Suo got his start as a professional filmmaker with a low-budget 1984 movie, "My Brother's Wife," which he shot in the style of his idol, the late Yasujiro Ozu.

"It was an homage," he said. "When I was working as an assistant director, I was thinking of my first film, thinking, `I'm going to make a film about what I like.' I thought of it as a kind of sequel to Ozu's `Late Spring.' I didn't want to just imitate his style, but I wanted the same sense of gentle humor."

Suo's films aren't the only Ozu homage: "I went to the Mariners game yesterday. Ozu, too, was a great baseball fan. I read his diaries."

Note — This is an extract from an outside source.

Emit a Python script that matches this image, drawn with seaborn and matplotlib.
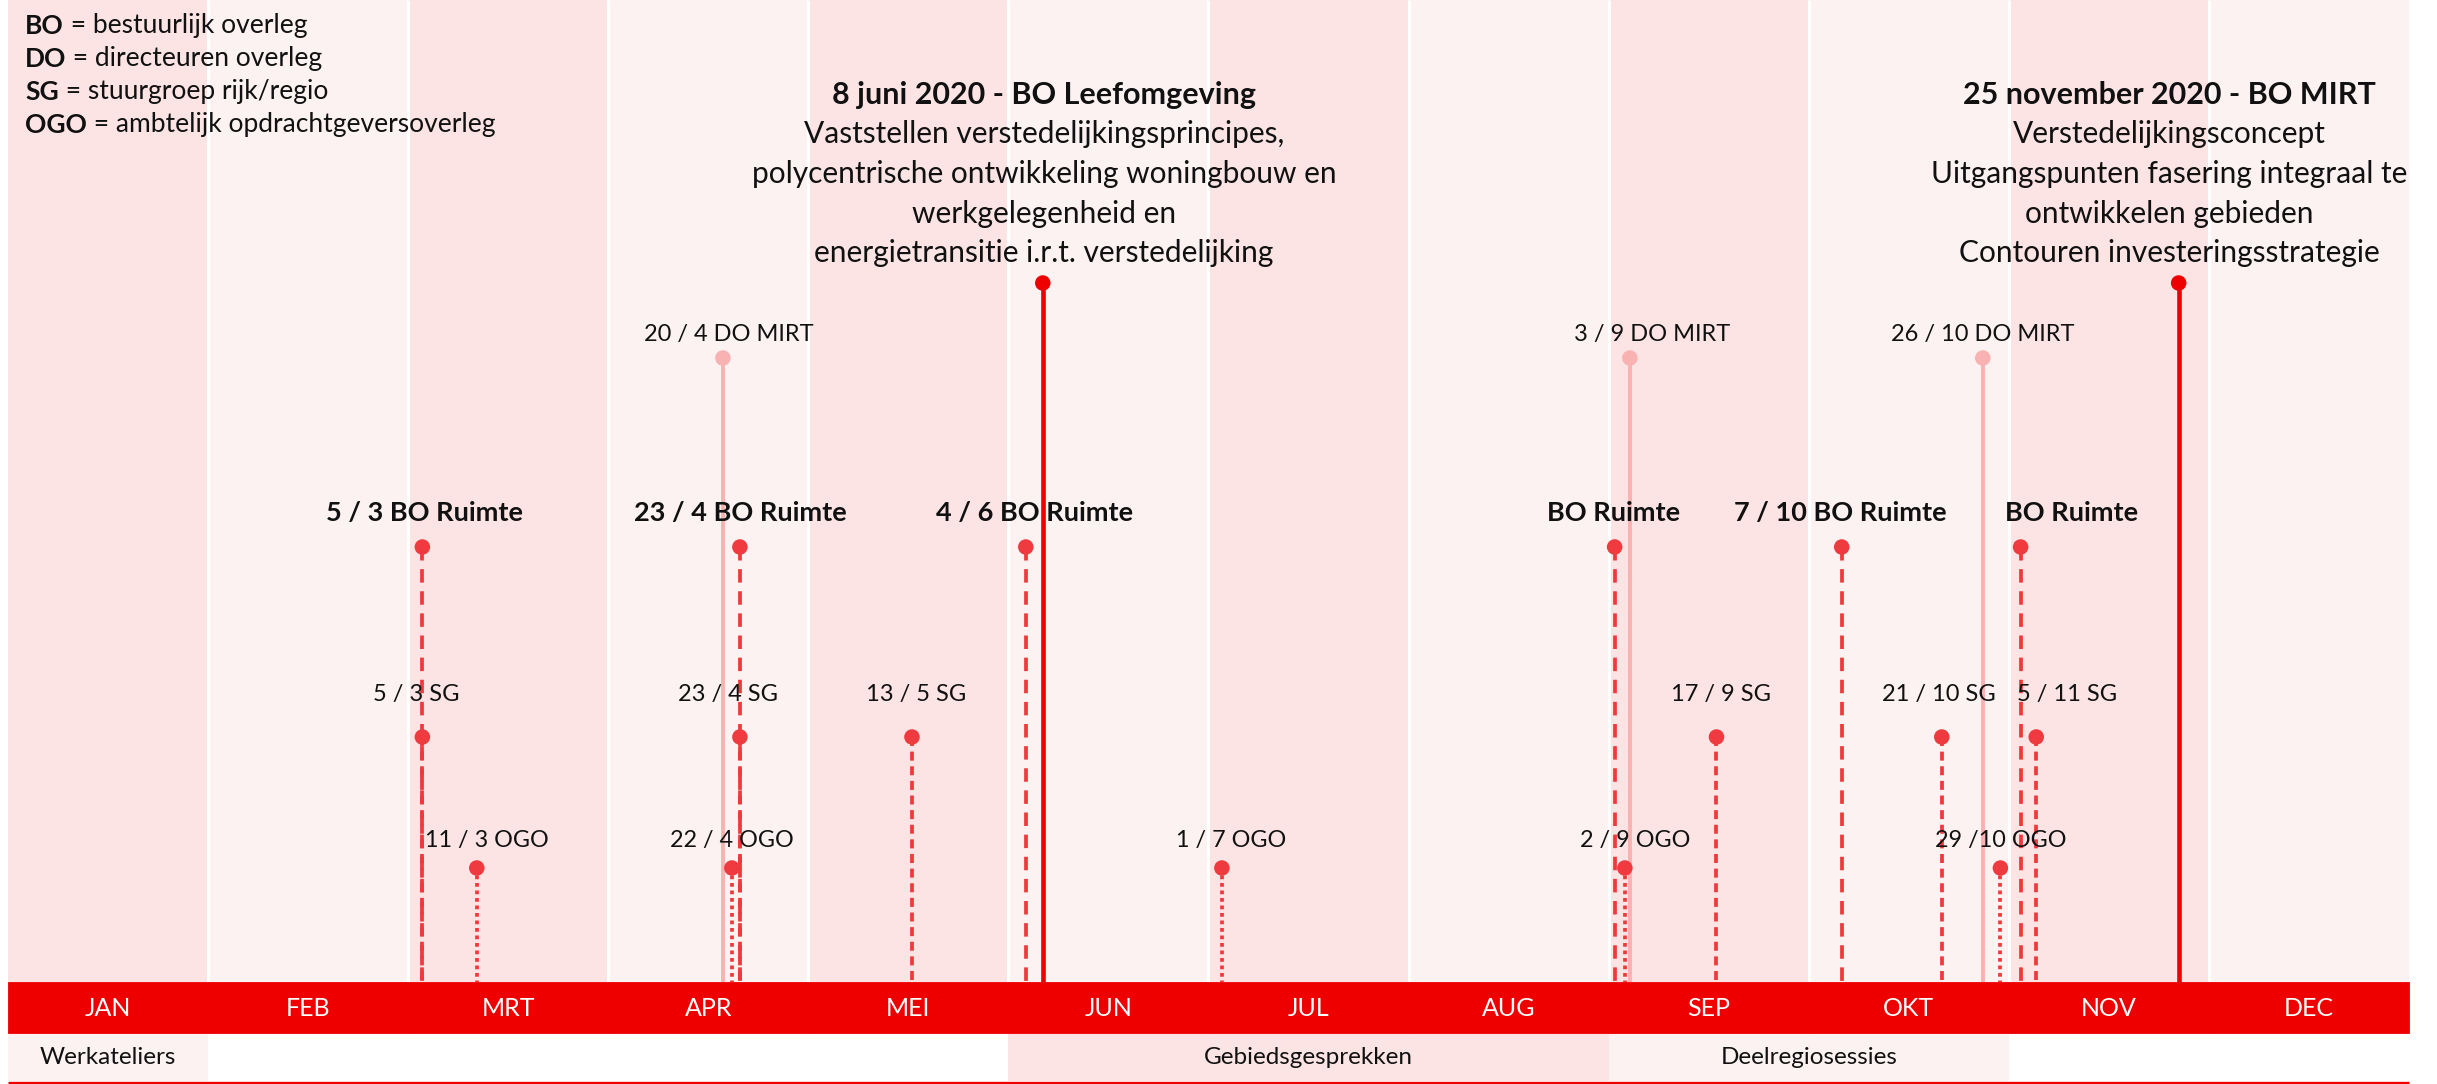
import matplotlib
matplotlib.use("Agg")
import matplotlib.pyplot as plt
import numpy as np
import pandas as pd
import seaborn as sns

# ---------------- data ----------------
months = ["JAN", "FEB", "MRT", "APR", "MEI", "JUN", "JUL", "AUG", "SEP", "OKT", "NOV", "DEC"]

# position = month index + fraction of month
bo_main_titles = ["8 juni 2020 - BO Leefomgeving", "25 november 2020 - BO MIRT"]
bo_main_pos = [5.172, 10.849]
bo_main_body = [
    ["Vaststellen verstedelijkingsprincipes,",
     "polycentrische ontwikkeling woningbouw en",
     "werkgelegenheid en",
     "energietransitie i.r.t. verstedelijking"],
    ["Verstedelijkingsconcept",
     "Uitgangspunten fasering integraal te",
     "ontwikkelen gebieden",
     "Contouren investeringsstrategie"],
]

do_labels = ["20 / 4 DO MIRT", "3 / 9 DO MIRT", "26 / 10 DO MIRT"]
do_pos = [3.573, 8.106, 9.870]

bo_ruimte_labels = ["5 / 3 BO Ruimte", "23 / 4 BO Ruimte", "4 / 6 BO Ruimte",
                    "BO Ruimte", "7 / 10 BO Ruimte", "BO Ruimte"]
bo_ruimte_pos = [2.071, 3.658, 5.087, 8.030, 9.165, 10.059]

sg_labels = ["5 / 3 SG", "23 / 4 SG", "13 / 5 SG", "17 / 9 SG", "21 / 10 SG", "5 / 11 SG"]
sg_pos = [2.071, 3.658, 4.518, 8.539, 9.665, 10.137]

ogo_labels = ["11 / 3 OGO", "22 / 4 OGO", "1 / 7 OGO", "2 / 9 OGO", "29 /10 OGO"]
ogo_pos = [2.343, 3.618, 6.067, 8.081, 9.958]

phase_labels = ["Werkateliers", "Gebiedsgesprekken", "Deelregiosessies"]
phase_start = [0, 5, 8]
phase_end = [1, 8, 10]

legend_abbr = ["BO", "DO", "SG", "OGO"]
legend_desc = ["bestuurlijk overleg", "directeuren overleg",
               "stuurgroep rijk/regio", "ambtelijk opdrachtgeversoverleg"]

# ---------------- layout / style ----------------
W, H = 2437, 1084
X0, MW = 8.0, 200.08            # left edge of JAN and month width in px
BAR_TOP, BAR_BOT, ROW_BOT = 982, 1033, 1081

level = {"main": 283, "do": 358, "bor": 547, "sg": 737, "ogo": 868}
label_y = {"do": 334, "bor": 513, "sg": 694, "ogo": 841}
label_dx_px = {
    "do": [6, 22, 0],
    "bor": [2, 0, 9, -1, -1, 51],
    "sg": [-6, -12, 4, 5, -3, 31],
    "ogo": [10, 0, 9, 10, 0],
    "main": [1, -9],
}
label_size = {"do": 17, "bor": 19.5, "sg": 17, "ogo": 16.8}

RED = "#EE0000"
DOT_RED = "#EF3B3F"
LINE_RED = "#F0393C"
PINK = "#F9B2B2"
BAND_A = "#FCE4E4"
BAND_B = "#FDF2F2"

sns.set_style("white")
FONT = ["Lato", "DejaVu Sans"]
plt.rcParams["font.family"] = FONT

fig = plt.figure(figsize=(W / 100, H / 100), dpi=100)
ax = fig.add_axes([0, 0, 1, 1])

# month background bands
centers = np.arange(12) + 0.5
band_colors = [BAND_A if i % 2 == 0 else BAND_B for i in range(12)]
ax.bar(centers, BAR_TOP, bottom=0, width=1.0, color=band_colors, linewidth=0, zorder=0)
for b in range(1, 12):
    ax.plot([b, b], [0, BAR_TOP], color="white", lw=2.2, zorder=1, solid_capstyle="butt")

# month red bar
ax.bar(centers, BAR_BOT - BAR_TOP, bottom=BAR_TOP, width=1.0, color=RED,
       edgecolor=RED, linewidth=0.6, zorder=6)
for i, m in enumerate(months):
    ax.text(i + 0.5, (BAR_TOP + BAR_BOT) / 2 + 1, m, ha="center", va="center",
            color="white", fontsize=18, zorder=7)

# bottom phase row
phase_colors = [BAND_B, BAND_A, BAND_B]
for lab, s, e, c in zip(phase_labels, phase_start, phase_end, phase_colors):
    ax.bar((s + e) / 2, ROW_BOT - BAR_BOT, bottom=BAR_BOT, width=e - s, color=c,
           linewidth=0, zorder=1)
    ax.text((s + e) / 2, (BAR_BOT + ROW_BOT) / 2 + 1, lab, ha="center", va="center",
            color="#111111", fontsize=17.5, zorder=7)
ax.plot([0, 12], [ROW_BOT + 1.5, ROW_BOT + 1.5], color=RED, lw=2.4, zorder=7,
        solid_capstyle="butt")

# events table
rows = []
for p in bo_main_pos:
    rows.append(("main", p))
for p in do_pos:
    rows.append(("do", p))
for p in bo_ruimte_pos:
    rows.append(("bor", p))
for p in sg_pos:
    rows.append(("sg", p))
for p in ogo_pos:
    rows.append(("ogo", p))
df = pd.DataFrame(rows, columns=["kind", "pos"])
df["level"] = df["kind"].map(level)

stem_style = {
    "main": dict(color=RED, lw=3.3, ls="-", z=3.4),
    "do": dict(color=PINK, lw=2.8, ls="-", z=2.0),
    "bor": dict(color=LINE_RED, lw=2.7, ls=(0, (3.6, 2.3)), z=3.0),
    "sg": dict(color=LINE_RED, lw=2.7, ls=(0, (2.4, 1.5)), z=3.1),
    "ogo": dict(color=LINE_RED, lw=2.7, ls=(0, (1.0, 1.0)), z=3.2),
}
for _, r in df.iterrows():
    st = stem_style[r["kind"]]
    ax.plot([r["pos"], r["pos"]], [r["level"], BAR_TOP], color=st["color"], lw=st["lw"],
            ls=st["ls"], zorder=st["z"], solid_capstyle="butt", dash_capstyle="butt")

palette = {"main": RED, "do": PINK, "bor": DOT_RED, "sg": DOT_RED, "ogo": DOT_RED}
sns.scatterplot(data=df, x="pos", y="level", hue="kind", palette=palette, s=125,
                linewidth=0, legend=False, ax=ax, zorder=5)
ax.set_xlim(-X0 / MW, (W - X0) / MW)
ax.set_ylim(H, 0)
ax.axis("off")

# labels
def put_labels(kind, labels, pos, bold=False):
    for lab, p, dx in zip(labels, pos, label_dx_px[kind]):
        ax.text(p + dx / MW, label_y[kind], lab, ha="center", va="center",
                fontsize=label_size[kind], fontweight="bold" if bold else "normal",
                color="#111111", zorder=8)

put_labels("do", do_labels, do_pos)
put_labels("bor", bo_ruimte_labels, bo_ruimte_pos, bold=True)
put_labels("sg", sg_labels, sg_pos)
put_labels("ogo", ogo_labels, ogo_pos)

TITLE_Y, LINE_GAP = 95, 39.5
for t, p, body, dx in zip(bo_main_titles, bo_main_pos, bo_main_body, label_dx_px["main"]):
    ax.text(p + dx / MW, TITLE_Y, t, ha="center", va="center", fontsize=22,
            fontweight="bold", color="#111111", zorder=8)
    for k, line in enumerate(body):
        ax.text(p + dx / MW, TITLE_Y + (k + 1) * LINE_GAP, line, ha="center",
                va="center", fontsize=21.5, color="#111111", zorder=8)

# abbreviation legend (top-left)
for k, (a, d) in enumerate(zip(legend_abbr, legend_desc)):
    y = 26 + k * 33
    t = ax.text((25 - X0) / MW, y, a, ha="left", va="center", fontsize=19,
                fontweight="bold", color="#111111", zorder=8)
    ax.annotate(" = " + d, xy=(1, 0), xycoords=t, ha="left", va="bottom",
                fontsize=19, color="#111111", zorder=8)

fig.savefig("out.png", dpi=100)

In the late 1980s, Suo worked on video documentaries about Juzo Itami's "Taxing Woman" and its sequel. Koji Yakusho, the actor who plays Shohei, was fifth-billed in Itami's "Tampopo." But he says there's no connection.

"He was chosen out of many auditions," he said. "But career-wise those documentaries were very important to me. I had been involved in low-budget independent productions, but by Japanese standards `A Taxing Woman' was much bigger.

"We had only a staff of 10 on `My Best Friend's Wife,' 15 with actors. There were 10 times that many on `A Taxing Woman.' You learn how a director communicates with all those people. That's important, though it doesn't change the essentials of filming, which are the same for any film."

After the shooting of "Shall We Dance?" was completed, Suo married his leading lady, Tamiyo Kusakari, a dancer making her screen debut in the role of Shohei's instructor and friend.

"I didn't think there were any actresses in Japan who could fill this role," said Suo. "I was looking for an actress who could tell you just by her looks that she was not part of the 9-to-5 life. Most popular Japanese actresses have familiar faces, approachable faces. I wanted to convey a sense of distance.

"I looked at professional dancers because most popular Japanese actresses don't have the time to train for dancing. When I first met her, I was impressed just by the way she held herself."

For the other actors, anywhere from 50 to 100 hours of dance training was necessary. Suo said that in most cases the training didn't take. Unlike the characters they play, the actors haven't continued to dance.